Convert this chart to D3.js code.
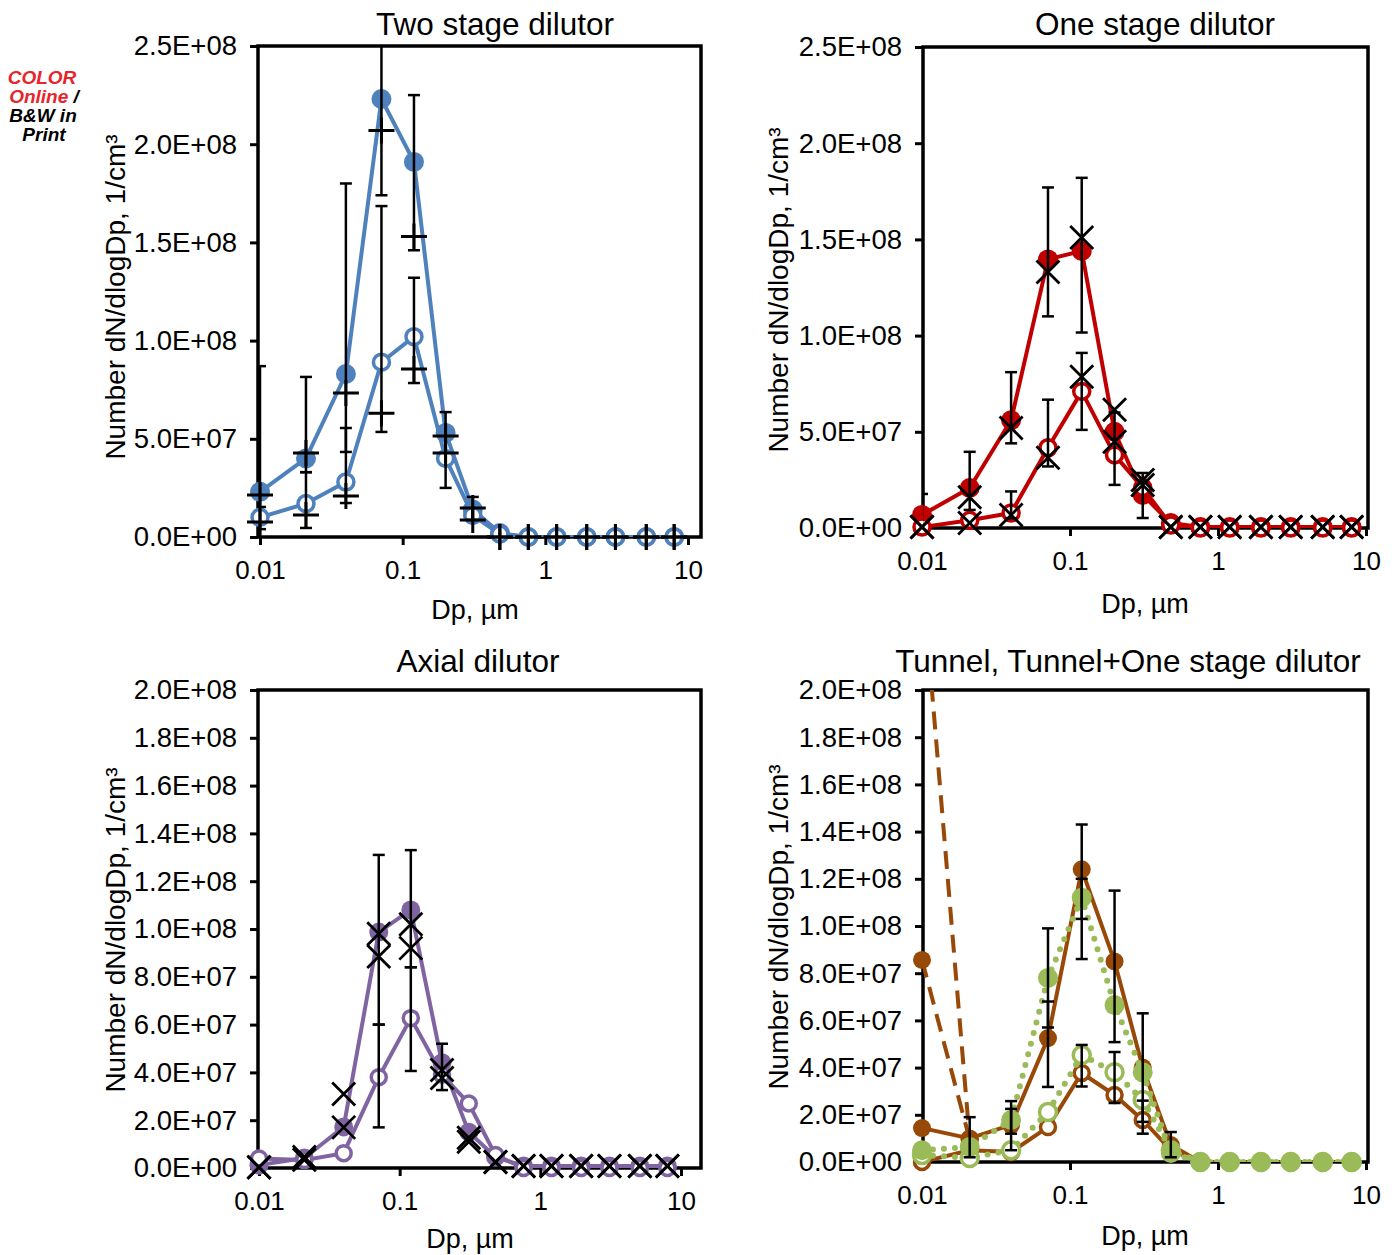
<!DOCTYPE html>
<html>
<head>
<meta charset="utf-8">
<script src="https://cdn.jsdelivr.net/npm/d3@7"></script>
<style>
  body { margin: 0; background: #fff; }
  text { font-family: "Liberation Sans", Arial, Helvetica, sans-serif; fill: #000; }
</style>
</head>
<body>
<script>
// particle diameters (µm), same channels in all four panels
const dp = [0.01, 0.021, 0.04, 0.071, 0.12, 0.2, 0.31, 0.48, 0.76, 1.2, 1.95, 3.1, 5.1, 8.0];
const xTicks = [0.01, 0.1, 1, 10];

// Two stage dilutor
const twoFilled = [2.3e7, 4.0e7, 8.3e7, 2.23e8, 1.91e8, 5.3e7, 1.4e7, 2e6, 0, 0, 0, 0, 0, 0];
const twoOpen   = [1.0e7, 1.7e7, 2.8e7, 8.9e7, 1.02e8, 4.0e7, 1.1e7, 1.5e6, 0, 0, 0, 0, 0, 0];
const twoPlusA  = [2.14e7, 4.28e7, 7.33e7, 2.07e8, 1.53e8, 5.14e7, 1.48e7, 0, 0, 0, 0, 0, 0, 0];
const twoPlusB  = [7.6e6, 1.12e7, 2.09e7, 6.3e7, 8.55e7, 4.28e7, 8.7e6, 0, 0, 0, 0, 0, 0, 0];
const twoErr = [
  [0.01, -1e7, 8.7e7], [0.01, 4e6, 1.53e7],
  [0.021, 3.3e7, 8.15e7], [0.021, 4.6e6, 3.3e7],
  [0.04, 4.33e7, 1.8e8], [0.04, 1.73e7, 5.55e7],
  [0.071, 1.74e8, 2.9e8], [0.071, 5.35e7, 1.685e8],
  [0.12, 1.46e8, 2.25e8], [0.12, 7.84e7, 1.32e8],
  [0.2, 2.5e7, 6.36e7], [0.31, 8.7e6, 2.04e7]
];

// One stage dilutor
const oneFilled = [6.8e6, 2.08e7, 5.6e7, 1.396e8, 1.44e8, 5.0e7, 1.72e7, 2.6e6, 5e5, 5e5, 5e5, 5e5, 5e5, 5e5];
const oneOpen   = [5e5, 4e6, 7.8e6, 4.17e7, 7.1e7, 3.8e7, 2.1e7, 1.5e6, 0, 0, 0, 0, 0, 0];
const oneCrossA = [5e5, 1.6e7, 5.2e7, 1.33e8, 1.51e8, 6.15e7, 2.5e7, 5e5, 5e5, 5e5, 5e5, 5e5, 5e5, 5e5];
const oneCrossB = [5e5, 2.6e6, 6.8e6, 3.65e7, 7.86e7, 4.48e7, 2.24e7, 5e5, 5e5, 5e5, 5e5, 5e5, 5e5, 5e5];
const oneErr = [
  [0.01, -1e7, 1.77e7], [0.021, 9.4e6, 3.96e7],
  [0.04, 4.4e7, 8.1e7], [0.04, 5e6, 1.9e7],
  [0.071, 1.1e8, 1.77e8], [0.071, 3.2e7, 6.67e7],
  [0.12, 1.016e8, 1.82e8], [0.12, 5.1e7, 9.1e7],
  [0.2, 2.24e7, 6.0e7], [0.31, 5.2e6, 2.86e7]
];

// Axial dilutor
const axFilled = [1.2e6, 4.2e6, 1.72e7, 9.87e7, 1.08e8, 4.4e7, 1.5e7, 4.6e6, 8e5, 8e5, 8e5, 8e5, 8e5, 8e5];
const axOpen   = [4e6, 3.3e6, 6.2e6, 3.8e7, 6.27e7, 3.9e7, 2.7e7, 5.4e6, 0, 0, 0, 0, 0, 0];
const axCrossA = [3e5, 4.6e6, 3.1e7, 9.8e7, 1.02e8, 4.1e7, 1.27e7, 2.5e6, 8e5, 8e5, 8e5, 8e5, 8e5, 8e5];
const axCrossB = [3e5, 3.4e6, 1.7e7, 8.85e7, 9.2e7, 3.77e7, 1.1e7, 2.5e6, 8e5, 8e5, 8e5, 8e5, 8e5, 8e5];
const axErr = [
  [0.071, 6.0e7, 1.31e8], [0.071, 1.7e7, 6.0e7],
  [0.12, 8.4e7, 1.33e8], [0.12, 4.06e7, 8.4e7],
  [0.2, 3.26e7, 5.2e7]
];

// Tunnel, Tunnel+One stage dilutor
const tunDashA  = [2.5e8, 9.5e6, null, null, null, null, null, null, null, null, null, null, null, null];
const tunDashB  = [8.56e7, 9.5e6, null, null, null, null, null, null, null, null, null, null, null, null];
const tunFilled = [1.44e7, 1.0e7, 1.57e7, 5.25e7, 1.24e8, 8.5e7, 4.0e7, 7.2e6, 0, 0, 0, 0, 0, 0];
const tunOpen   = [0, 5e6, 4.2e6, 1.48e7, 3.77e7, 2.84e7, 1.78e7, 5e6, 0, 0, 0, 0, 0, 0];
const grnFilled = [5e6, 6.4e6, 1.78e7, 7.8e7, 1.12e8, 6.65e7, 3.8e7, 3.8e6, 0, 0, 0, 0, 0, 0];
const grnOpen   = [3e6, 1.7e6, 5e6, 2.12e7, 4.53e7, 3.8e7, 2.63e7, 5e6, 0, 0, 0, 0, 0, 0];
const tunErr = [
  [0.021, 2e6, 1.9e7], [0.04, 1.2e7, 2.58e7], [0.04, 5e6, 2.25e7],
  [0.071, 5.7e7, 9.9e7], [0.071, 3.18e7, 6.8e7],
  [0.12, 1.03e8, 1.43e8], [0.12, 8.6e7, 1.2e8], [0.12, 3.2e7, 4.96e7],
  [0.2, 5.08e7, 1.15e8], [0.2, 2.5e7, 4.66e7],
  [0.31, 1.7e7, 6.3e7], [0.31, 1.2e7, 2.6e7], [0.48, 2e6, 1.27e7]
];

const blue = '#4F81BD', red = '#C00000', purple = '#8064A2', brown = '#984807', green = '#9BBB59';

const panels = [
  { title: 'Two stage dilutor', titlePos: [495, 35],
    box: {l: 258, r: 701, t: 46, b: 537}, xr: [260, 688], yMax: 2.5e8, yStep: 5e7,
    yLabelPos: [125, 297], xLabelPos: [475, 619],
    series: [
      {v: twoFilled, color: blue, type: 'filled', r: 10},
      {v: twoOpen, color: blue, type: 'open', r: 8}
    ],
    err: twoErr,
    marks: [{v: twoPlusA, type: 'plus'}, {v: twoPlusB, type: 'plus'}] },
  { title: 'One stage dilutor', titlePos: [1155, 35],
    box: {l: 923, r: 1368, t: 47, b: 528}, xr: [922, 1366], yMax: 2.5e8, yStep: 5e7,
    yLabelPos: [788, 290], xLabelPos: [1145, 613],
    series: [
      {v: oneFilled, color: red, type: 'filled', r: 10},
      {v: oneOpen, color: red, type: 'open', r: 8}
    ],
    err: oneErr,
    marks: [{v: oneCrossA, type: 'cross'}, {v: oneCrossB, type: 'cross'}] },
  { title: 'Axial dilutor', titlePos: [478, 672],
    box: {l: 258, r: 701, t: 690, b: 1168}, xr: [259, 681], yMax: 2e8, yStep: 2e7,
    yLabelPos: [125, 930], xLabelPos: [470, 1248],
    series: [
      {v: axFilled, color: purple, type: 'filled', r: 9.5},
      {v: axOpen, color: purple, type: 'open', r: 7.5}
    ],
    err: axErr,
    marks: [{v: axCrossA, type: 'cross'}, {v: axCrossB, type: 'cross'}] },
  { title: 'Tunnel, Tunnel+One stage dilutor', titlePos: [1128, 672],
    box: {l: 923, r: 1368, t: 690, b: 1162}, xr: [922, 1366], yMax: 2e8, yStep: 2e7,
    yLabelPos: [788, 927], xLabelPos: [1145, 1245],
    series: [
      {v: tunDashA, color: brown, type: 'filled', r: 9, dash: '18,10'},
      {v: tunDashB, color: brown, type: 'filled', r: 9, dash: '18,10'},
      {v: tunFilled, color: brown, type: 'filled', r: 9},
      {v: tunOpen, color: brown, type: 'open', r: 7.5},
      {v: grnOpen, color: green, type: 'open', r: 8.5, dotted: true},
      {v: grnFilled, color: green, type: 'filled', r: 10, dotted: true}
    ],
    err: tunErr,
    marks: [] }
];

const svg = d3.select('body').append('svg')
    .attr('width', 1394)
    .attr('height', 1255);

const sciFormat = v => {
  if (v === 0) return '0.0E+00';
  const e = Math.floor(Math.log10(v) + 1e-9);
  const m = v / Math.pow(10, e);
  return `${m.toFixed(1)}E+${String(e).padStart(2, '0')}`;
};

panels.forEach((p, i) => {
  const x = d3.scaleLog().domain([0.01, 10]).range(p.xr);
  const y = d3.scaleLinear().domain([0, p.yMax]).range([p.box.b, p.box.t]);
  const g = svg.append('g');

  const clipId = `clip${i}`;
  svg.append('clipPath').attr('id', clipId)
    .append('rect')
      .attr('x', p.box.l).attr('y', p.box.t)
      .attr('width', p.box.r - p.box.l).attr('height', p.box.b - p.box.t);

  // axes
  const yAxis = d3.axisLeft(y)
      .tickValues(d3.range(0, p.yMax + 1, p.yStep))
      .tickFormat(sciFormat)
      .tickSize(8)
      .tickPadding(13);
  const gy = g.append('g')
      .attr('transform', `translate(${p.box.l},0)`)
      .call(yAxis);

  const xAxis = d3.axisBottom(x)
      .tickValues(xTicks)
      .tickFormat(d => String(d))
      .tickSize(8)
      .tickPadding(16);
  const gx = g.append('g')
      .attr('transform', `translate(0,${p.box.b})`)
      .call(xAxis);

  [gx, gy].forEach(a => {
    a.select('.domain').remove();
    a.selectAll('line').attr('stroke', '#000').attr('stroke-width', 3);
    a.selectAll('text').attr('fill', '#000');
  });
  gy.selectAll('text').style('font-size', '27.5px');
  gx.selectAll('text').style('font-size', '26px');

  g.append('rect')
      .attr('x', p.box.l).attr('y', p.box.t)
      .attr('width', p.box.r - p.box.l).attr('height', p.box.b - p.box.t)
      .attr('fill', 'none').attr('stroke', '#000').attr('stroke-width', 3.5);

  // titles & labels
  g.append('text')
      .attr('x', p.titlePos[0]).attr('y', p.titlePos[1])
      .attr('text-anchor', 'middle')
      .style('font-size', '31.5px')
      .text(p.title);

  g.append('text')
      .attr('transform', `translate(${p.yLabelPos[0]},${p.yLabelPos[1]}) rotate(-90)`)
      .attr('text-anchor', 'middle')
      .style('font-size', '28px')
      .text('Number dN/dlogDp, 1/cm³');

  g.append('text')
      .attr('x', p.xLabelPos[0]).attr('y', p.xLabelPos[1])
      .attr('text-anchor', 'middle')
      .style('font-size', '27px')
      .text('Dp, µm');

  const line = d3.line()
      .defined(d => d[1] != null)
      .x(d => x(d[0]))
      .y(d => y(d[1]));

  const plot = g.append('g');

  p.series.forEach(s => {
    const pts = dp.map((d, k) => [d, s.v[k]]);
    const path = plot.append('path')
        .datum(pts)
        .attr('clip-path', `url(#${clipId})`)
        .attr('fill', 'none')
        .attr('stroke', s.color)
        .attr('d', line);
    if (s.dotted) {
      path.attr('stroke-width', 6)
          .attr('stroke-linecap', 'round')
          .attr('stroke-dasharray', '0,11');
    } else {
      path.attr('stroke-width', 4)
          .attr('stroke-linejoin', 'round');
      if (s.dash) path.attr('stroke-dasharray', s.dash);
    }

    const vis = pts.filter(d => d[1] != null && d[1] <= p.yMax);
    plot.selectAll(null)
        .data(vis)
      .enter().append('circle')
        .attr('cx', d => x(d[0]))
        .attr('cy', d => y(d[1]))
        .attr('r', s.r)
        .attr('fill', s.type === 'open' ? '#fff' : s.color)
        .attr('stroke', s.type === 'open' ? s.color : 'none')
        .attr('stroke-width', 3.5);
  });

  // error bars
  const eg = g.append('g')
      .attr('clip-path', `url(#${clipId})`)
      .attr('stroke', '#000')
      .attr('stroke-width', 2.5);
  p.err.forEach(([dx, lo, hi]) => {
    const cx = x(dx);
    eg.append('line')
        .attr('x1', cx).attr('x2', cx)
        .attr('y1', y(lo)).attr('y2', y(hi));
    [lo, hi].forEach(v => {
      eg.append('line')
          .attr('x1', cx - 6).attr('x2', cx + 6)
          .attr('y1', y(v)).attr('y2', y(v));
    });
  });

  // black point markers (x / +)
  p.marks.forEach(m => {
    const pts = dp.map((d, k) => [d, m.v[k]]);
    const mg = g.append('g').attr('stroke', '#000');
    pts.forEach(([dx, v]) => {
      const cx = x(dx), cy = y(v);
      if (m.type === 'plus') {
        const h = 13;
        mg.append('path')
            .attr('stroke-width', 3)
            .attr('d', `M${cx - h},${cy}H${cx + h}M${cx},${cy - h}V${cy + h}`);
      } else {
        const h = 11.5;
        mg.append('path')
            .attr('stroke-width', 2.8)
            .attr('d', `M${cx - h},${cy - h}L${cx + h},${cy + h}M${cx - h},${cy + h}L${cx + h},${cy - h}`);
      }
    });
  });
});

// print note
const note = svg.append('g')
    .style('font-size', '19px')
    .style('font-weight', 'bold')
    .style('font-style', 'italic');
note.append('text').attr('x', 42).attr('y', 84).attr('text-anchor', 'middle')
    .style('fill', '#E8242B').text('COLOR');
const l2 = note.append('text').attr('x', 44).attr('y', 103).attr('text-anchor', 'middle');
l2.append('tspan').style('fill', '#E8242B').text('Online');
l2.append('tspan').style('fill', '#000').text(' /');
note.append('text').attr('x', 43).attr('y', 122).attr('text-anchor', 'middle').text('B&W in');
note.append('text').attr('x', 44).attr('y', 141).attr('text-anchor', 'middle').text('Print');
</script>
</body>
</html>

──────

- _Task instructions_: Repeat exactly and only the lines from the start of the data above through the line that holds "const xTicks = [0.01, 0.1, 1, 10];", inclusive. Pictures do not belong in the copy.

- _Complete response_:
Convert this chart to D3.js code.
<!DOCTYPE html>
<html>
<head>
<meta charset="utf-8">
<script src="https://cdn.jsdelivr.net/npm/d3@7"></script>
<style>
  body { margin: 0; background: #fff; }
  text { font-family: "Liberation Sans", Arial, Helvetica, sans-serif; fill: #000; }
</style>
</head>
<body>
<script>
// particle diameters (µm), same channels in all four panels
const dp = [0.01, 0.021, 0.04, 0.071, 0.12, 0.2, 0.31, 0.48, 0.76, 1.2, 1.95, 3.1, 5.1, 8.0];
const xTicks = [0.01, 0.1, 1, 10];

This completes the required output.